Now that younger generation has become the older generation.
And Australia has changed.
We are no longer discussing national land rights, while our Aboriginal teenagers aren’t leading widespread protest movements and influencing public debate.
But Bayles, Bellear and Watson are all still hopeful about the next generation.
“I think the youth have started to realize there are a lot of opportunities, but they are still being denied them because of racism,” Mr Bayles says.
“There are more of them that are culturally strong, there are more of them that are educated and have degrees. So those numbers are growing and the ranks are swelling there. I think we’ll see growth in this area, where there’ll be a lot of political activity.
“There hasn’t been a lot of political activity where the young people have been involved for a long time.
“A lot of it does come down to us older ones not making way for them, not making them feel that there is a place beside us.
“I think that’s been a big problem.”
Mr Bellear believes the youth have to again take up the mantle of national land rights.
“We’re all going in as a splintered groups with different issues. That’s the one thing that’s missing today – a central issue that brings Aboriginal people together.
“What we need to do is revisit and start putting pressure on federal government for land rights.
“… It’s the one thing we won’t argue about. It’s the one defining issue that everybody knows we have to have.
“And we need to get to that. Land rights in New South Wales is probably the best we have, but it’s no good saying we have really good land rights in New South Wales if they don’t have it in Victoria or Queensland or Western Australia or Tasmania.

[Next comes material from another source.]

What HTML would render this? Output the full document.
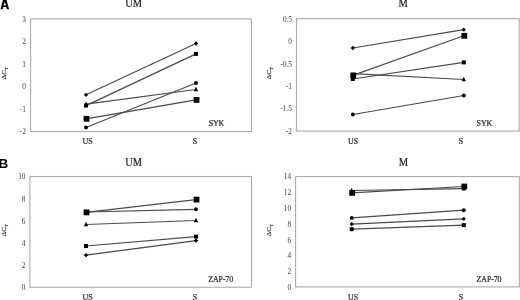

“We have to have national land rights legislation.
“… We have to put that back on the agenda and give the young people something to focus about. Give them one solid agenda item.”
Mr Bellear thinks the time is coming where the youth will rise again.
“I see this happening and I see it being lead by Aboriginal young people. I think the young Aboriginal people will get up and start being more forceful and more militant.”
Mr Watson believes that the new generation will bring change within the next two decades.
“We will succeed. If I didn’t have hope, I wouldn’t be here.”
He believes young people have to start using their anger at injustice.
“Maintain that rage. Maintain that anger. But channel it,” he says.
“Have our rights acknowledged and asserted so we can lay the pathway forward for our children, grandchildren and great grandchildren.
“These struggles have to be fought now, so future generations of our mob receive the fruits of the sacrifices that decades of our elders have fought and struggled so hard for.”
Those sacrifices also extend to those young men and women who camped on those lawns now sacred to Aboriginal protest.